Die Rhein-Neckar Löwen kommen erstmals als deutscher Meister zum Endturnier des DHB-Pokals nach Hamburg und wollen nach neun gescheiterten Versuchen endlich auch den Cupwettbewerb gewinnen.

Sport: Jürgen Frey (jüf)

Mannheim - Die Bilanz ist desaströs. Zum zehnten Mal reisen die Rhein-Neckar Löwen zum Final Four um den Pokal des Deutschen Handballbunds (DHB). Noch nie hat es zum Titel gereicht. Oft war schon nach dem Halbfinale am Samstagabend Schluss. Jennifer Kettemann kennt diese schlimme Serie, obwohl die ehemalige SAP-Managerin erst seit Mai 2016 im Handballgeschäft tätig ist. Die Geschäftsführerin der Löwen kämpft nun gegen dieses Trauma mit ihren eigenen Waffen: Sie bietet den Sponsoren ihres Clubs zum ersten Mal eine Reise an, bei der sie zweimal – am Samstag und Sonntag – Löwen garantiert. Scheitert ihr Team am Samstag (17.30 Uhr) im Halbfinale gegen die SG Flensburg-Handewitt, geht’s mit den Sponsoren am Sonntag in den Tierpark Hagenbeck – den Löwenkäfig anschauen. „Das ist natürlich nicht unser Ziel, aber eine nette Auflockerung. Ich denke, dass wir mit Humor jedes Trauma überwinden können“, sagte die 34-Jährige dem Magazin „Handball Inside“.

 

Es passt ins Bild

Irgendwie passt es ins Bild, dass die Löwen beim größten Fest dieser Sportart in Deutschland gegen Flensburg um den Sprung ins Finale antreten. Wieder einmal. Die vergangenen viermal (dreimal im Halbfinale, einmal im Viertelfinale) sind die Löwen im nationalen Pokalwettbewerb an den Flensburgern gescheitert. Meist hauchdünn. Nach großem Kampf und ebenso großer Dramatik. „Ich schaue mir die Auslosung schon gar nicht mehr an und bereite mich vorab auf Flensburg vor“, erklärte Löwen-Trainer Nicolaj Jacobsen mit ernster Miene.

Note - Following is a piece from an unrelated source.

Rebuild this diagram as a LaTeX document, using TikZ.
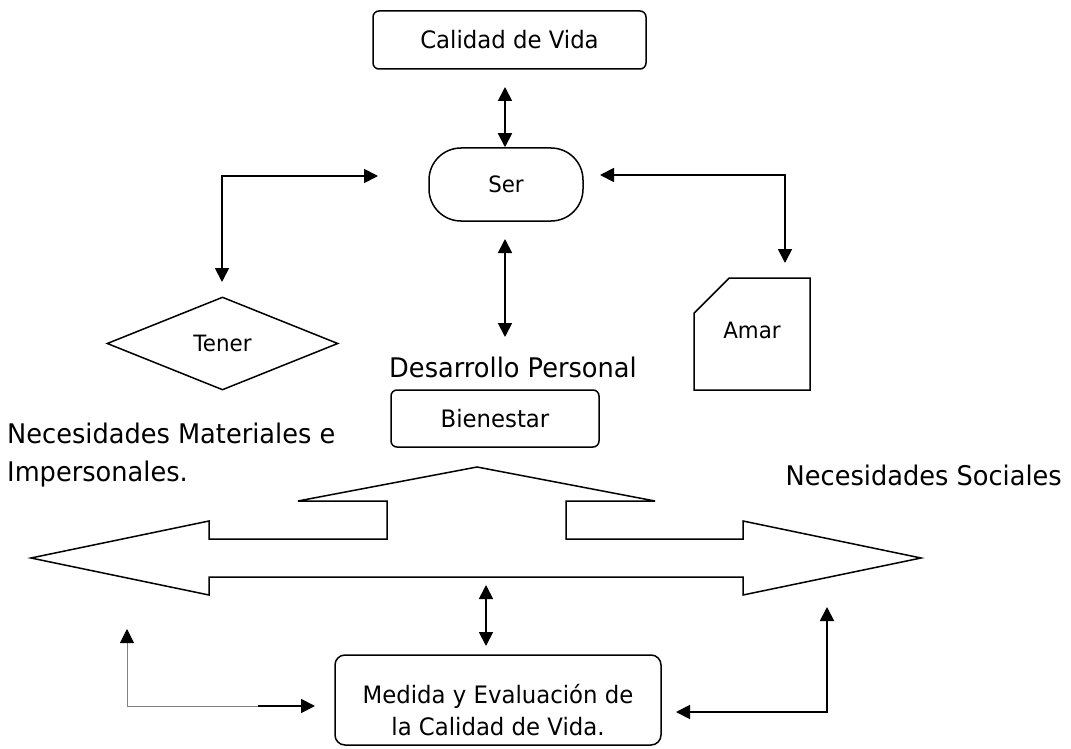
\documentclass[tikz,border=0pt]{standalone}
\usepackage{fontspec}
\setmainfont{DejaVu Sans}[FakeStretch=0.95]
\usetikzlibrary{arrows.meta,shapes.geometric,shapes.misc}
\begin{document}
\begin{tikzpicture}[x=1pt,y=-1pt,
  >={Triangle[width=14pt,length=14pt]},
  box/.style={draw,line width=1.5pt,rounded corners=6pt,inner sep=0pt},
  conn/.style={line width=1.8pt,<->},
  thinconn/.style={gray,line width=0.8pt},
  fmid/.style={font=\fontsize{22.5}{27}\selectfont},
  fbox/.style={font=\fontsize{24}{32}\selectfont},
  fbig/.style={font=\fontsize{27}{38}\selectfont},
  bigarrow/.style={draw,line width=1.5pt,line join=miter}
]
\useasboundingbox (0,0) rectangle (1071,749);

% nodes
\node[box,fbox,minimum width=273pt,minimum height=58pt] (cv) at (509.5,40) {Calidad de Vida};
\node[box,fmid,rounded corners=32pt,minimum width=154pt,minimum height=73pt] (ser) at (506,184.5) {Ser};
\node[diamond,draw,line width=1.5pt,inner sep=0pt,fmid,minimum width=231pt,minimum height=93pt] (tener) at (222.5,343.5) {Tener};
\node[chamfered rectangle,chamfered rectangle corners=north west,chamfered rectangle xsep=23pt,chamfered rectangle ysep=23pt,draw,line width=1.5pt,inner sep=0pt,fmid,minimum width=116pt,minimum height=112pt] (amar) at (752,334) {\raisebox{8pt}{Amar}};
\node[fbig] (desarrollo) at (513,367) {Desarrollo Personal};
\node[box,fbox,minimum width=208pt,minimum height=57pt] (bien) at (495,418.5) {Bienestar};
\node[fbig,align=left,anchor=west,inner sep=0pt] (nmat) at (7,455) {Necesidades Materiales e\\Impersonales.};
\node[fbig,anchor=east,inner sep=0pt] (nsoc) at (1062,475) {Necesidades Sociales};
\node[box,rounded corners=10pt,minimum width=326pt,minimum height=90pt,
  label={[fbox,align=center,yshift=-10pt]center:Medida y Evaluación de\\la Calidad de Vida.}] (medida) at (498,700) {};

% big three-headed arrow
\draw[bigarrow] (477,467) -- (655,501) -- (566,501) -- (566,539) -- (743,539) -- (743,521)
  -- (921,558) -- (743,595) -- (743,577) -- (209,577) -- (209,595) -- (31,558)
  -- (209,521) -- (209,539) -- (387,539) -- (387,501) -- (298,501) -- cycle;

% connector ends
\coordinate (cvA) at (505,87);
\coordinate (serL) at (378,176);
\coordinate (tenT) at (222,282);
\coordinate (serR) at (600,175);
\coordinate (amT) at (785,263);
\coordinate (serB) at (505,239);
\coordinate (desT) at (505,337);
\coordinate (arrB) at (486,585);
\coordinate (medT) at (486,646);
\coordinate (blU) at (127,629);
\coordinate (blM) at (258,706);
\coordinate (blE) at (315,706);
\coordinate (brL) at (676,712);
\coordinate (brU) at (827,607);

% connectors
\draw[conn] (cvA) -- (cvA |- ser.north);
\draw[conn] (serL) -| (tenT);
\draw[conn] (serR) -| (amT);
\draw[conn] (serB) -- (desT);
\draw[conn] (arrB) -- (medT);
\draw[thinconn,-{Triangle[width=14pt,length=14pt,color=black]}] (blM) -| (blU);
\draw[line width=1.8pt,->] (blM) -- (blE);
\draw[conn] (brL) -| (brU);
\end{tikzpicture}
\end{document}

Die Fans der Gelbhemden haben in der Hansestadt viele Tränen vergossen. Diese Last der Vergangenheit im DHB-Pokal wiegt schwer. Und auch diesmal spricht im Halbfinale mehr gegen als für die Löwen. Zuletzt flogen sie gegen den THW Kiel im Achtelfinale aus der Champions League. In diesen Big-Point-Begegnungen spielte Jacobsen meistens mit seinen sieben, acht Stammkräften durch. Das geht an die Substanz. Die Badener haben den engsten Kader aller Spitzenteams. Die Trainingssteuerung ist seit Februar auf Regeneration ausgerichtet. Dennoch hatte ein Weltklassemann wie Spielmacher Andy Schmid zuletzt nicht mehr die Topquoten wie sonst.

Im Tor nicht so stabil

Auch im Torwartbereich wirken die Löwen nicht so stabil wie Kiel und Flensburg. Und direkt nach dem Aus gegen Kiel ließ sich Rückraumspieler Kim Ekdahl du Rietz zu der Aussage hinreißen: „Manchmal denke ich, wir sind so ein Haufen Loser. Immer wenn es drauf ankommt, schaffen wir es so eben gerade nicht. Das ist schade.“

Das war ehrlich gemeint, aber nicht besonders clever. Denn es gibt einen Unterschied zwischen den Versuchen, in den vergangenen Jahren den Pott zu holen, und dem zehnten an diesem Wochenende: Die Löwen kommen als amtierender deutscher Meister. Sie haben also schon einmal bewiesen, dass sie dem enormen Druck standhalten und einen großen Titel gewinnen können. „Es ist schön, im Pokal zu spielen, schöner noch in der Champions League, aber die Meisterschaft, das ist der mit Abstand wichtigste Titel“, sagt Trainer Jacobsen. Auf den tätowierten Unterarmen des früheren dänischen Weltklasse-Linksaußen sind Sterne zu sehen. Die drei großen für seine Kinder Freija (19), Sille (16) und Linus (9). Die vielen kleineren für jeden gewonnenen Titel. Wird das Halbfinaltrauma gegen Flensburg überwunden, stehen die Chancen für einen weiteren Stern nicht schlecht. Und im Tierpark Hagenbeck würden sich am Sonntag weniger Menschen mit langen Gesichtern vor dem Löwenkäfig aufhalten.